ADF : Le marché des Etudes devrait être plus dynamique,
car la connaissance du consommateur devient de plus en plus accessible
et de façon très rapide grâce au digital. Les Etudes doivent donc
accompagner toutes les équipes dans le traitement de ces données et
s’assurer que des plans d’actions soient mis en place. Il
est primordial que les études développent de nouvelles compétences,
notamment celle d’intégrateurs de données de sources multiples.
Comment le rôle du Directeur d’Etudes côté annonceur a
évolué ?
ADF : Son rôle devient celui d’accompagner la
transformation de l’entreprise, de comprendre les nouveaux
métiers, de développer des nouvelles compétences, de former et de
coacher les équipes. Cela nécessite de s’assurer que le client
reste au cœur des décisions : on parle de « client centricity » ou «
customer focus ». Concrètement, le Directeur d’Etudes doit avoir
une vision transversale à la fois stratégique, tactique et
opérationnelle.
Quelles orientations stratégiques conseillez-vous aux
professionnels des études ?
EMC : Avant tout il me semble que les professionnels
des études doivent se recentrer sur le métier d’analyste, se
détacher du faire pour se concentrer sur le comprendre et le comment
agir. Parallèlement, nous devons apporter des solutions, des conclusions
pour actions directement lisibles et applicables pour les entreprises.

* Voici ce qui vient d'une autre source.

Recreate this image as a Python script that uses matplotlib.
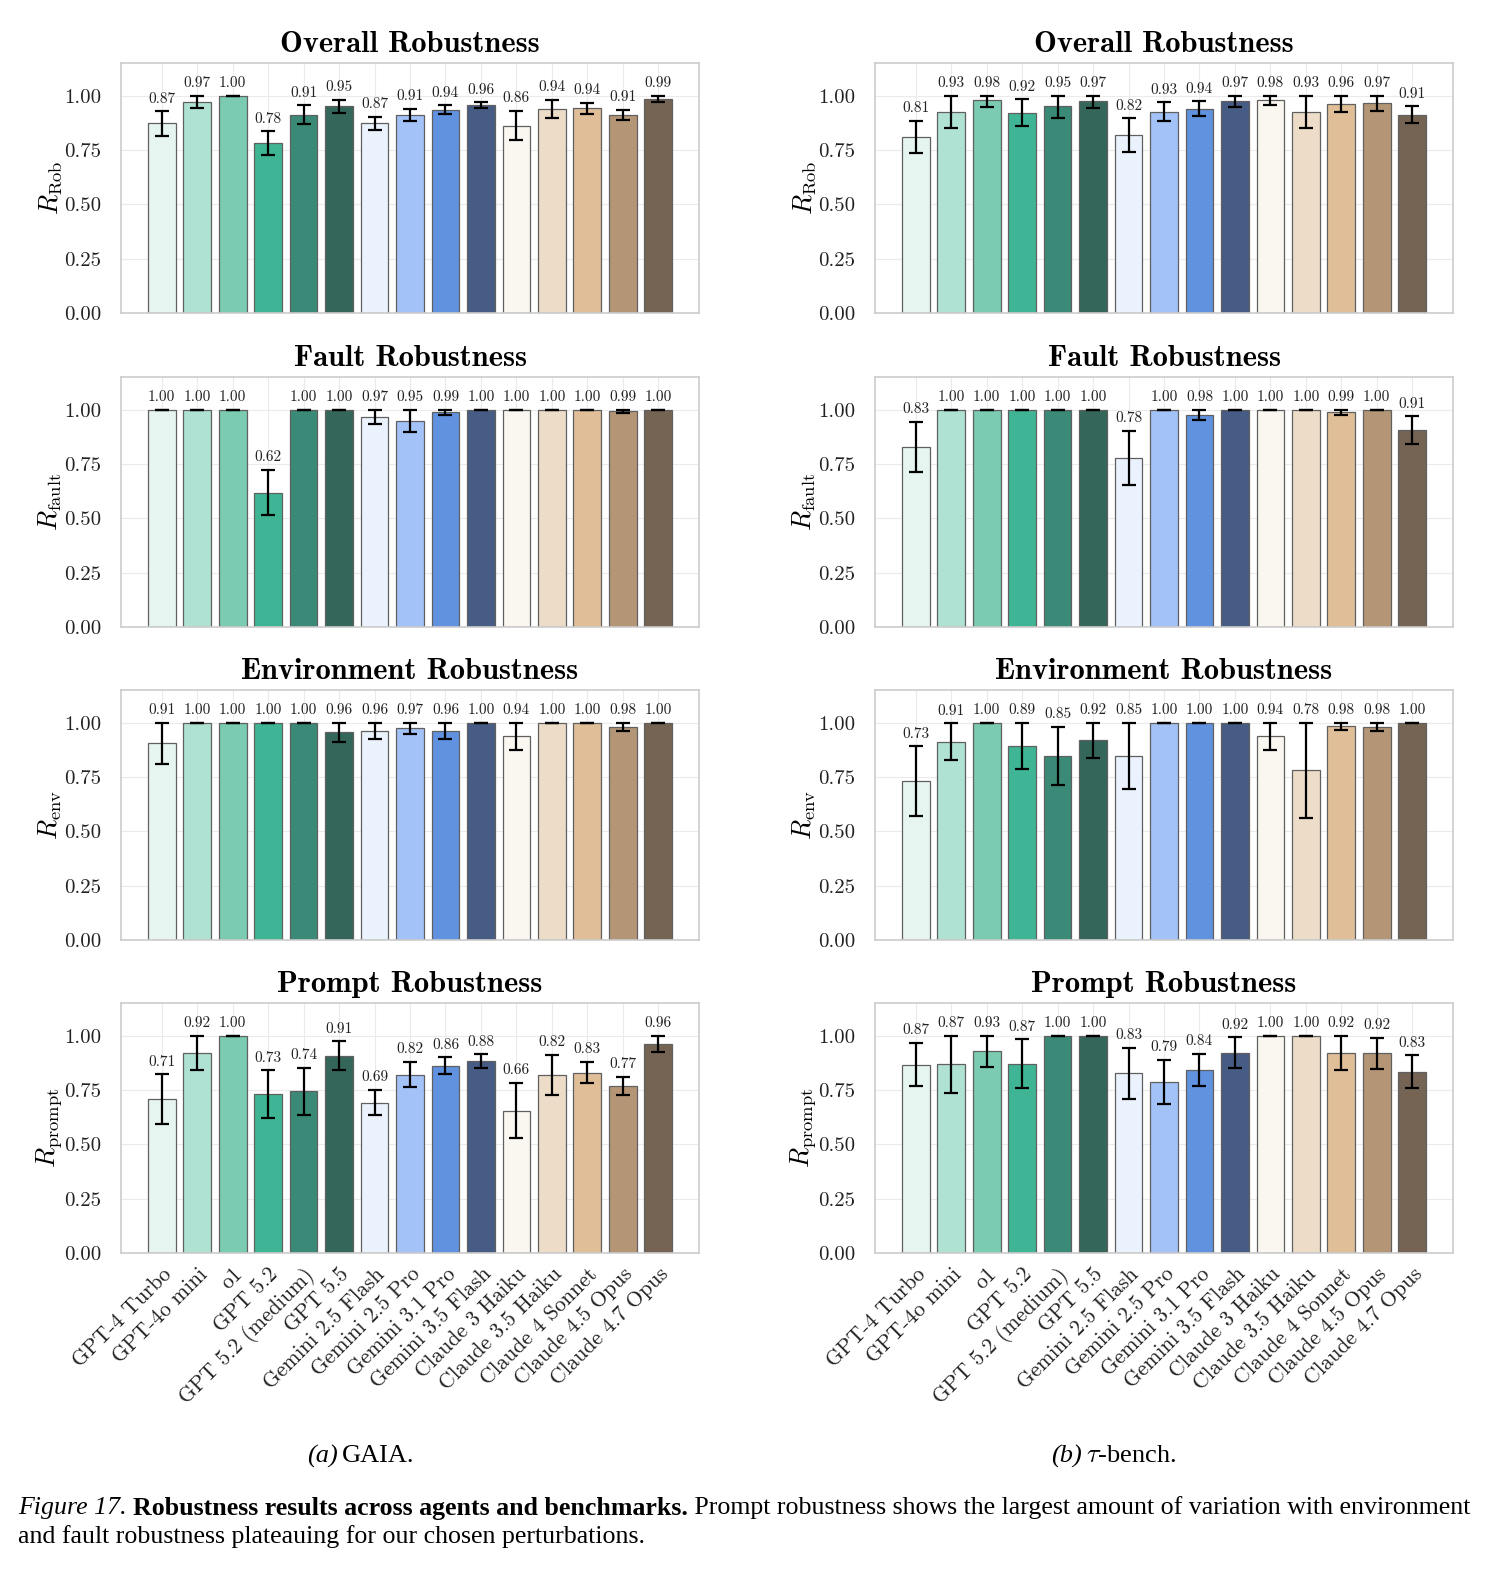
import numpy as np
import matplotlib
matplotlib.use("Agg")
import matplotlib.pyplot as plt

plt.rcParams['mathtext.fontset'] = 'cm'
plt.rcParams['font.family'] = ['cmr10', 'DejaVu Serif']
plt.rcParams['axes.formatter.use_mathtext'] = True

# ===============================
# Data
# ===============================

models = ["GPT-4 Turbo", "GPT-4o mini", "o1", "GPT 5.2", "GPT 5.2 (medium)", "GPT 5.5",
          "Gemini 2.5 Flash", "Gemini 2.5 Pro", "Gemini 3.1 Pro", "Gemini 3.5 Flash",
          "Claude 3 Haiku", "Claude 3.5 Haiku", "Claude 4 Sonnet", "Claude 4.5 Opus", "Claude 4.7 Opus"]

colors = ["#e6f5f0", "#b0e2d3", "#7acbb2", "#3fb595", "#3a8a77", "#35665a",
          "#eaf2fd", "#a3c2f7", "#6192e0", "#465c84",
          "#faf6f0", "#ecdcc8", "#dfbe98", "#b49676", "#756453"]

# GAIA
gaia_overall = [0.872, 0.972, 1.00, 0.782, 0.912, 0.952, 0.872, 0.912, 0.935, 0.957,
                0.862, 0.938, 0.941, 0.912, 0.986]
gaia_overall_err = [0.056, 0.027, 0.0, 0.053, 0.044, 0.030, 0.030, 0.028, 0.020, 0.013,
                    0.068, 0.043, 0.025, 0.022, 0.014]
gaia_fault = [1.00, 1.00, 1.00, 0.618, 1.00, 1.00, 0.968, 0.948, 0.988, 1.00,
              1.00, 1.00, 1.00, 0.994, 1.00]
gaia_fault_err = [0.0, 0.0, 0.0, 0.105, 0.0, 0.0, 0.032, 0.050, 0.013, 0.0,
                  0.0, 0.0, 0.0, 0.008, 0.0]
gaia_env = [0.905, 1.00, 1.00, 1.00, 1.00, 0.957, 0.962, 0.975, 0.962, 1.00,
            0.937, 1.00, 1.00, 0.981, 1.00]
gaia_env_err = [0.095, 0.0, 0.0, 0.0, 0.0, 0.045, 0.039, 0.026, 0.038, 0.0,
                0.062, 0.0, 0.0, 0.018, 0.0]
gaia_prompt = [0.708, 0.922, 1.00, 0.731, 0.744, 0.908, 0.692, 0.821, 0.862, 0.884,
               0.655, 0.820, 0.830, 0.769, 0.963]
gaia_prompt_err = [0.115, 0.082, 0.0, 0.110, 0.109, 0.065, 0.059, 0.059, 0.038, 0.031,
                   0.128, 0.093, 0.050, 0.042, 0.037]

# tau-bench
tau_overall = [0.809, 0.926, 0.978, 0.921, 0.950, 0.973, 0.818, 0.926, 0.940, 0.973,
               0.980, 0.926, 0.963, 0.968, 0.912]
tau_overall_err = [0.075, 0.075, 0.030, 0.063, 0.053, 0.028, 0.077, 0.043, 0.033, 0.025,
                   0.022, 0.075, 0.037, 0.037, 0.038]
tau_fault = [0.830, 1.00, 1.00, 1.00, 1.00, 1.00, 0.778, 1.00, 0.977, 1.00,
             1.00, 1.00, 0.988, 1.00, 0.905]
tau_fault_err = [0.115, 0.0, 0.0, 0.0, 0.0, 0.0, 0.125, 0.0, 0.023, 0.0,
                 0.0, 0.0, 0.013, 0.0, 0.065]
tau_env = [0.732, 0.911, 1.00, 0.893, 0.848, 0.919, 0.848, 1.00, 1.00, 1.00,
           0.937, 0.782, 0.985, 0.980, 1.00]
tau_env_err = [0.160, 0.085, 0.0, 0.107, 0.133, 0.082, 0.154, 0.0, 0.0, 0.0,
               0.063, 0.220, 0.019, 0.020, 0.0]
tau_prompt = [0.866, 0.870, 0.929, 0.871, 1.00, 1.00, 0.826, 0.787, 0.843, 0.922,
              1.00, 1.00, 0.920, 0.918, 0.834]
tau_prompt_err = [0.100, 0.135, 0.072, 0.113, 0.0, 0.0, 0.117, 0.103, 0.074, 0.070,
                  0.0, 0.0, 0.079, 0.073, 0.076]

titles = ["Overall Robustness", "Fault Robustness", "Environment Robustness", "Prompt Robustness"]
ylabels = [r"$R_{\mathrm{Rob}}$", r"$R_{\mathrm{fault}}$", r"$R_{\mathrm{env}}$", r"$R_{\mathrm{prompt}}$"]

gaia = [(gaia_overall, gaia_overall_err), (gaia_fault, gaia_fault_err),
        (gaia_env, gaia_env_err), (gaia_prompt, gaia_prompt_err)]
tau = [(tau_overall, tau_overall_err), (tau_fault, tau_fault_err),
       (tau_env, tau_env_err), (tau_prompt, tau_prompt_err)]

# ===============================
# Figure
# ===============================

W, H = 1491, 1575
fig = plt.figure(figsize=(W / 100, H / 100), dpi=100)

col_left = [121, 875]
ax_w = 578
row_top = [63, 377, 690, 1003]
ax_h = 250

x = np.arange(len(models))


def draw_panel(ax, vals, errs, title, ylabel, show_xticks):
    vals = np.array(vals)
    errs = np.array(errs)
    hi = np.minimum(vals + errs, 1.0)
    lo = np.maximum(vals - errs, 0.0)
    ax.set_axisbelow(True)
    ax.grid(True, color='#ebebeb', linewidth=0.8)
    ax.bar(x, vals, width=0.78, color=colors, edgecolor='#606060', linewidth=0.9, zorder=2)
    ax.errorbar(x, vals, yerr=[vals - lo, hi - vals], fmt='none', ecolor='black',
                elinewidth=1.6, capsize=5, capthick=1.6, zorder=3)
    for xi, v, t in zip(x, vals, hi):
        ax.annotate(f"{v:.2f}", (xi, t), xytext=(0, 4), textcoords='offset points',
                    ha='center', va='bottom', fontsize=11, color='#222222')
    ax.set_xlim(-1.15, len(models) - 1 + 1.15)
    ax.set_ylim(0, 1.15)
    ax.set_yticks([0, 0.25, 0.5, 0.75, 1.0])
    ax.set_yticklabels([f"{t:.2f}" for t in [0, 0.25, 0.5, 0.75, 1.0]], fontsize=15)
    ax.set_xticks(x)
    if show_xticks:
        ax.set_xticklabels(models, rotation=45, ha='right', rotation_mode='anchor', fontsize=15.5)
    else:
        ax.set_xticklabels([])
    ax.tick_params(axis='y', length=0, pad=14, colors='#222222')
    ax.tick_params(axis='x', length=0, pad=8, colors='#222222')
    for s in ax.spines.values():
        s.set_color('#cccccc')
        s.set_linewidth(1.2)
    ax.set_title(title, fontsize=22, fontfamily='cmb10', pad=8)
    ax.set_ylabel(ylabel, fontsize=19, labelpad=0)


for c, data in enumerate([gaia, tau]):
    for r in range(4):
        ax = fig.add_axes([col_left[c] / W, 1 - (row_top[r] + ax_h) / H, ax_w / W, ax_h / H])
        draw_panel(ax, data[r][0], data[r][1], titles[r], ylabels[r], r == 3)

# sub captions
sub_y = 1 - 1456 / H
fig.text(338 / W, sub_y, "(a)", fontsize=19, fontfamily='Liberation Serif',
         fontstyle='italic', ha='right', va='center')
fig.text(342 / W, sub_y, "GAIA.", fontsize=19, fontfamily='Liberation Serif',
         ha='left', va='center')
fig.text(1082 / W, sub_y, "(b)", fontsize=19, fontfamily='Liberation Serif',
         fontstyle='italic', ha='right', va='center')
fig.text(1086 / W, sub_y, r"$\tau$-bench.", fontsize=19, fontfamily='Liberation Serif',
         ha='left', va='center')

# caption with mixed styles
renderer = fig.canvas.get_renderer()
pieces = [("Figure 17. ", dict(fontstyle='italic')),
          ("Robustness results across agents and benchmarks.", dict(fontweight='bold')),
          (" Prompt robustness shows the largest amount of variation with environment", {})]
xpos = 18
for txt, kw in pieces:
    t = fig.text(xpos / W, 1 - 1508 / H, txt, fontsize=18.6, fontfamily='Liberation Serif',
                 ha='left', va='center', **kw)
    bb = t.get_window_extent(renderer=renderer)
    xpos += bb.width
fig.text(18 / W, 1 - 1537 / H, "and fault robustness plateauing for our chosen perturbations.",
         fontsize=18.6, fontfamily='Liberation Serif', ha='left', va='center')

fig.savefig("out.png", dpi=100)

Cela va demander de reconquérir les entreprises, au sens de vivre
davantage en connivence avec elles, à leurs côtés, en parlant avec leurs
outils de communication et leur apporter néanmoins notre regard externe.
Il va falloir former nos clients à notre savoir-faire pour les laisser
faire par eux-mêmes et se rendre indispensables dans
l’accompagnement de cette compétence et dans
l’interprétation pour action des informations collectées.
Définitivement un métier d’audit et d’analyse opérationnelle
et non plus de collecte et d’enquête.